__Raw data__:
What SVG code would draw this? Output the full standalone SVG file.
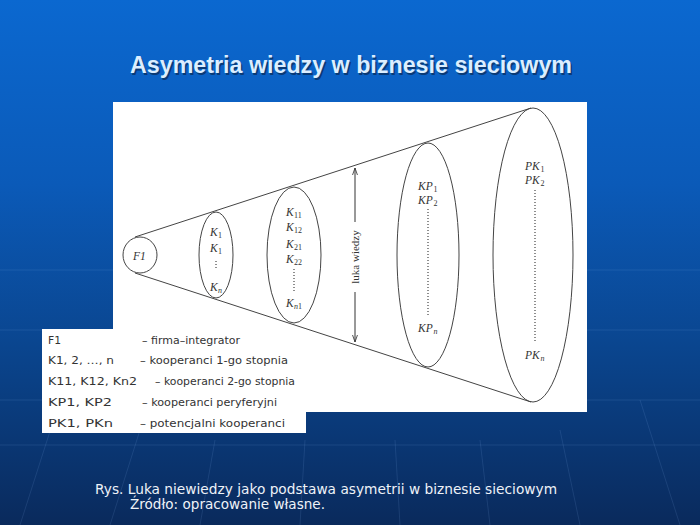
<svg xmlns="http://www.w3.org/2000/svg" width="700" height="525" viewBox="0 0 700 525">
<defs>
  <linearGradient id="bg" x1="0" y1="0" x2="0" y2="1">
    <stop offset="0" stop-color="#0b68d0"/>
    <stop offset="0.35" stop-color="#0b5ab8"/>
    <stop offset="0.65" stop-color="#0a4690"/>
    <stop offset="1" stop-color="#0a2a5c"/>
  </linearGradient>
  <marker id="ah" viewBox="0 0 10 10" refX="10" refY="5" markerWidth="7" markerHeight="7" orient="auto-start-reverse" markerUnits="userSpaceOnUse">
    <path d="M0,1.5 L10,5 L0,8.5" fill="none" stroke="#333" stroke-width="1.2"/>
  </marker>
  <style>
    .shape{fill:none;stroke:#444;stroke-width:1}
    .lab{font-family:"Liberation Serif","Times New Roman",serif;font-style:italic;font-size:11.5px;fill:#333}
    .sub{font-family:"Liberation Serif","Times New Roman",serif;font-size:8px;fill:#333}
    .subi{font-family:"Liberation Serif","Times New Roman",serif;font-style:italic;font-size:8px;fill:#333}
    .dots{stroke:#444;stroke-width:1.2;stroke-dasharray:1 2}
    .leg{font-family:"DejaVu Sans",Verdana,sans-serif;font-size:11px;fill:#333}
    .bgl{stroke:#9cc4ff;stroke-width:1;opacity:0.12;fill:none}
  </style>
</defs>
<rect width="700" height="525" fill="url(#bg)"/>
<g id="bg-lines">
  <path class="bgl" d="M0,270 H700 M0,330 H700 M0,400 H700 M0,445 H700"/>
  <path class="bgl" d="M20,525 L60,400 M110,525 L140,430 M200,525 L215,440 M300,525 L305,440 M400,525 L395,440 M490,525 L480,440 M580,525 L560,430 M680,525 L640,400"/>
</g>
<text x="130" y="73" textLength="442" lengthAdjust="spacingAndGlyphs" font-family="Liberation Sans, Arial, sans-serif" font-weight="bold" font-size="23" fill="#0a2a55" opacity="0.7" transform="translate(1.5,1.5)">Asymetria wiedzy w biznesie sieciowym</text>
<text x="130" y="73" textLength="442" lengthAdjust="spacingAndGlyphs" font-family="Liberation Sans, Arial, sans-serif" font-weight="bold" font-size="23" fill="#dceeff">Asymetria wiedzy w biznesie sieciowym</text>

<rect id="panel" x="113" y="102" width="474" height="310" fill="#ffffff"/>

<g id="connectors">
  <line class="shape" x1="135" y1="237" x2="531" y2="108"/>
  <line class="shape" x1="135" y1="273" x2="531" y2="402"/>
</g>

<g id="F1">
  <ellipse class="shape" cx="140" cy="255" rx="17" ry="18" fill="#fff"/>
  <text class="lab" x="133" y="260">F1</text>
</g>

<g id="K1">
  <ellipse class="shape" cx="216" cy="255" rx="17" ry="43"/>
  <text class="lab" x="210" y="236">K</text><text class="sub" x="218" y="238">1</text>
  <text class="lab" x="210" y="252">K</text><text class="sub" x="218" y="254">1</text>
  <line class="dots" x1="216" y1="261" x2="216" y2="269"/>
  <text class="lab" x="210" y="291">K</text><text class="subi" x="218" y="293">n</text>
</g>

<g id="K11">
  <ellipse class="shape" cx="294" cy="255" rx="27" ry="68"/>
  <text class="lab" x="286" y="216">K</text><text class="sub" x="294" y="218">11</text>
  <text class="lab" x="286" y="231">K</text><text class="sub" x="294" y="233">12</text>
  <text class="lab" x="286" y="248">K</text><text class="sub" x="294" y="250">21</text>
  <text class="lab" x="286" y="263">K</text><text class="sub" x="294" y="265">22</text>
  <line class="dots" x1="294" y1="269" x2="294" y2="293"/>
  <text class="lab" x="286" y="307">K</text><text class="subi" x="294" y="309">n</text><text class="sub" x="298" y="309">1</text>
</g>

<g id="luka">
  <line x1="355" y1="222" x2="355" y2="168" stroke="#333" stroke-width="1" marker-end="url(#ah)"/>
  <line x1="355" y1="292" x2="355" y2="342" stroke="#333" stroke-width="1" marker-end="url(#ah)"/>
  <text x="0" y="0" transform="translate(359,257) rotate(-90)" text-anchor="middle" font-family="Liberation Serif, Times New Roman, serif" font-size="11" fill="#333">luka wiedzy</text>
</g>

<g id="KP">
  <ellipse class="shape" cx="428" cy="255" rx="31" ry="112"/>
  <text class="lab" x="418" y="190">KP</text><text class="sub" x="433.5" y="192">1</text>
  <text class="lab" x="418" y="204">KP</text><text class="sub" x="433.5" y="206">2</text>
  <line class="dots" x1="428" y1="209" x2="428" y2="316"/>
  <text class="lab" x="418" y="332">KP</text><text class="subi" x="433.5" y="334">n</text>
</g>

<g id="PK">
  <ellipse class="shape" cx="533" cy="255" rx="40" ry="147"/>
  <text class="lab" x="525" y="170">PK</text><text class="sub" x="540.5" y="172">1</text>
  <text class="lab" x="525" y="184">PK</text><text class="sub" x="540.5" y="186">2</text>
  <line class="dots" x1="535" y1="190" x2="535" y2="342"/>
  <text class="lab" x="525" y="359">PK</text><text class="subi" x="540.5" y="361">n</text>
</g>

<g id="legend">
  <rect x="42" y="329" width="264" height="104" fill="#ffffff"/>
  <text class="leg" x="48" y="344" textLength="13" lengthAdjust="spacingAndGlyphs">F1</text>
  <text class="leg" x="142" y="344" textLength="98" lengthAdjust="spacingAndGlyphs">– firma–integrator</text>
  <text class="leg" x="48" y="364" textLength="66" lengthAdjust="spacingAndGlyphs">K1, 2, …, n</text>
  <text class="leg" x="140" y="364" textLength="148" lengthAdjust="spacingAndGlyphs">– kooperanci 1-go stopnia</text>
  <text class="leg" x="48" y="385" textLength="89" lengthAdjust="spacingAndGlyphs">K11, K12, Kn2</text>
  <text class="leg" x="155" y="385" textLength="140" lengthAdjust="spacingAndGlyphs">– kooperanci 2-go stopnia</text>
  <text class="leg" x="48" y="406" textLength="64" lengthAdjust="spacingAndGlyphs">KP1, KP2</text>
  <text class="leg" x="142" y="406" textLength="135" lengthAdjust="spacingAndGlyphs">– kooperanci peryferyjni</text>
  <text class="leg" x="48" y="427" textLength="65" lengthAdjust="spacingAndGlyphs">PK1, PKn</text>
  <text class="leg" x="140" y="427" textLength="145" lengthAdjust="spacingAndGlyphs">– potencjalni kooperanci</text>
</g>

<g id="caption" font-family="DejaVu Sans, Verdana, sans-serif" font-size="14" fill="#eef2f8">
  <text x="95" y="494" textLength="462" lengthAdjust="spacingAndGlyphs">Rys. Luka niewiedzy jako podstawa asymetrii w biznesie sieciowym</text>
  <text x="130" y="509" textLength="195" lengthAdjust="spacingAndGlyphs">Źródło: opracowanie własne.</text>
</g>
</svg>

__Stated task__:
Images in the data above are to be skipped. Retype all other material exactly.

__Solution for this problem__:
What SVG code would draw this? Output the full standalone SVG file.
<svg xmlns="http://www.w3.org/2000/svg" width="700" height="525" viewBox="0 0 700 525">
<defs>
  <linearGradient id="bg" x1="0" y1="0" x2="0" y2="1">
    <stop offset="0" stop-color="#0b68d0"/>
    <stop offset="0.35" stop-color="#0b5ab8"/>
    <stop offset="0.65" stop-color="#0a4690"/>
    <stop offset="1" stop-color="#0a2a5c"/>
  </linearGradient>
  <marker id="ah" viewBox="0 0 10 10" refX="10" refY="5" markerWidth="7" markerHeight="7" orient="auto-start-reverse" markerUnits="userSpaceOnUse">
    <path d="M0,1.5 L10,5 L0,8.5" fill="none" stroke="#333" stroke-width="1.2"/>
  </marker>
  <style>
    .shape{fill:none;stroke:#444;stroke-width:1}
    .lab{font-family:"Liberation Serif","Times New Roman",serif;font-style:italic;font-size:11.5px;fill:#333}
    .sub{font-family:"Liberation Serif","Times New Roman",serif;font-size:8px;fill:#333}
    .subi{font-family:"Liberation Serif","Times New Roman",serif;font-style:italic;font-size:8px;fill:#333}
    .dots{stroke:#444;stroke-width:1.2;stroke-dasharray:1 2}
    .leg{font-family:"DejaVu Sans",Verdana,sans-serif;font-size:11px;fill:#333}
    .bgl{stroke:#9cc4ff;stroke-width:1;opacity:0.12;fill:none}
  </style>
</defs>
<rect width="700" height="525" fill="url(#bg)"/>
<g id="bg-lines">
  <path class="bgl" d="M0,270 H700 M0,330 H700 M0,400 H700 M0,445 H700"/>
  <path class="bgl" d="M20,525 L60,400 M110,525 L140,430 M200,525 L215,440 M300,525 L305,440 M400,525 L395,440 M490,525 L480,440 M580,525 L560,430 M680,525 L640,400"/>
</g>
<text x="130" y="73" textLength="442" lengthAdjust="spacingAndGlyphs" font-family="Liberation Sans, Arial, sans-serif" font-weight="bold" font-size="23" fill="#0a2a55" opacity="0.7" transform="translate(1.5,1.5)">Asymetria wiedzy w biznesie sieciowym</text>
<text x="130" y="73" textLength="442" lengthAdjust="spacingAndGlyphs" font-family="Liberation Sans, Arial, sans-serif" font-weight="bold" font-size="23" fill="#dceeff">Asymetria wiedzy w biznesie sieciowym</text>

<rect id="panel" x="113" y="102" width="474" height="310" fill="#ffffff"/>

<g id="connectors">
  <line class="shape" x1="135" y1="237" x2="531" y2="108"/>
  <line class="shape" x1="135" y1="273" x2="531" y2="402"/>
</g>

<g id="F1">
  <ellipse class="shape" cx="140" cy="255" rx="17" ry="18" fill="#fff"/>
  <text class="lab" x="133" y="260">F1</text>
</g>

<g id="K1">
  <ellipse class="shape" cx="216" cy="255" rx="17" ry="43"/>
  <text class="lab" x="210" y="236">K</text><text class="sub" x="218" y="238">1</text>
  <text class="lab" x="210" y="252">K</text><text class="sub" x="218" y="254">1</text>
  <line class="dots" x1="216" y1="261" x2="216" y2="269"/>
  <text class="lab" x="210" y="291">K</text><text class="subi" x="218" y="293">n</text>
</g>

<g id="K11">
  <ellipse class="shape" cx="294" cy="255" rx="27" ry="68"/>
  <text class="lab" x="286" y="216">K</text><text class="sub" x="294" y="218">11</text>
  <text class="lab" x="286" y="231">K</text><text class="sub" x="294" y="233">12</text>
  <text class="lab" x="286" y="248">K</text><text class="sub" x="294" y="250">21</text>
  <text class="lab" x="286" y="263">K</text><text class="sub" x="294" y="265">22</text>
  <line class="dots" x1="294" y1="269" x2="294" y2="293"/>
  <text class="lab" x="286" y="307">K</text><text class="subi" x="294" y="309">n</text><text class="sub" x="298" y="309">1</text>
</g>

<g id="luka">
  <line x1="355" y1="222" x2="355" y2="168" stroke="#333" stroke-width="1" marker-end="url(#ah)"/>
  <line x1="355" y1="292" x2="355" y2="342" stroke="#333" stroke-width="1" marker-end="url(#ah)"/>
  <text x="0" y="0" transform="translate(359,257) rotate(-90)" text-anchor="middle" font-family="Liberation Serif, Times New Roman, serif" font-size="11" fill="#333">luka wiedzy</text>
</g>

<g id="KP">
  <ellipse class="shape" cx="428" cy="255" rx="31" ry="112"/>
  <text class="lab" x="418" y="190">KP</text><text class="sub" x="433.5" y="192">1</text>
  <text class="lab" x="418" y="204">KP</text><text class="sub" x="433.5" y="206">2</text>
  <line class="dots" x1="428" y1="209" x2="428" y2="316"/>
  <text class="lab" x="418" y="332">KP</text><text class="subi" x="433.5" y="334">n</text>
</g>

<g id="PK">
  <ellipse class="shape" cx="533" cy="255" rx="40" ry="147"/>
  <text class="lab" x="525" y="170">PK</text><text class="sub" x="540.5" y="172">1</text>
  <text class="lab" x="525" y="184">PK</text><text class="sub" x="540.5" y="186">2</text>
  <line class="dots" x1="535" y1="190" x2="535" y2="342"/>
  <text class="lab" x="525" y="359">PK</text><text class="subi" x="540.5" y="361">n</text>
</g>

<g id="legend">
  <rect x="42" y="329" width="264" height="104" fill="#ffffff"/>
  <text class="leg" x="48" y="344" textLength="13" lengthAdjust="spacingAndGlyphs">F1</text>
  <text class="leg" x="142" y="344" textLength="98" lengthAdjust="spacingAndGlyphs">– firma–integrator</text>
  <text class="leg" x="48" y="364" textLength="66" lengthAdjust="spacingAndGlyphs">K1, 2, …, n</text>
  <text class="leg" x="140" y="364" textLength="148" lengthAdjust="spacingAndGlyphs">– kooperanci 1-go stopnia</text>
  <text class="leg" x="48" y="385" textLength="89" lengthAdjust="spacingAndGlyphs">K11, K12, Kn2</text>
  <text class="leg" x="155" y="385" textLength="140" lengthAdjust="spacingAndGlyphs">– kooperanci 2-go stopnia</text>
  <text class="leg" x="48" y="406" textLength="64" lengthAdjust="spacingAndGlyphs">KP1, KP2</text>
  <text class="leg" x="142" y="406" textLength="135" lengthAdjust="spacingAndGlyphs">– kooperanci peryferyjni</text>
  <text class="leg" x="48" y="427" textLength="65" lengthAdjust="spacingAndGlyphs">PK1, PKn</text>
  <text class="leg" x="140" y="427" textLength="145" lengthAdjust="spacingAndGlyphs">– potencjalni kooperanci</text>
</g>

<g id="caption" font-family="DejaVu Sans, Verdana, sans-serif" font-size="14" fill="#eef2f8">
  <text x="95" y="494" textLength="462" lengthAdjust="spacingAndGlyphs">Rys. Luka niewiedzy jako podstawa asymetrii w biznesie sieciowym</text>
  <text x="130" y="509" textLength="195" lengthAdjust="spacingAndGlyphs">Źródło: opracowanie własne.</text>
</g>
</svg>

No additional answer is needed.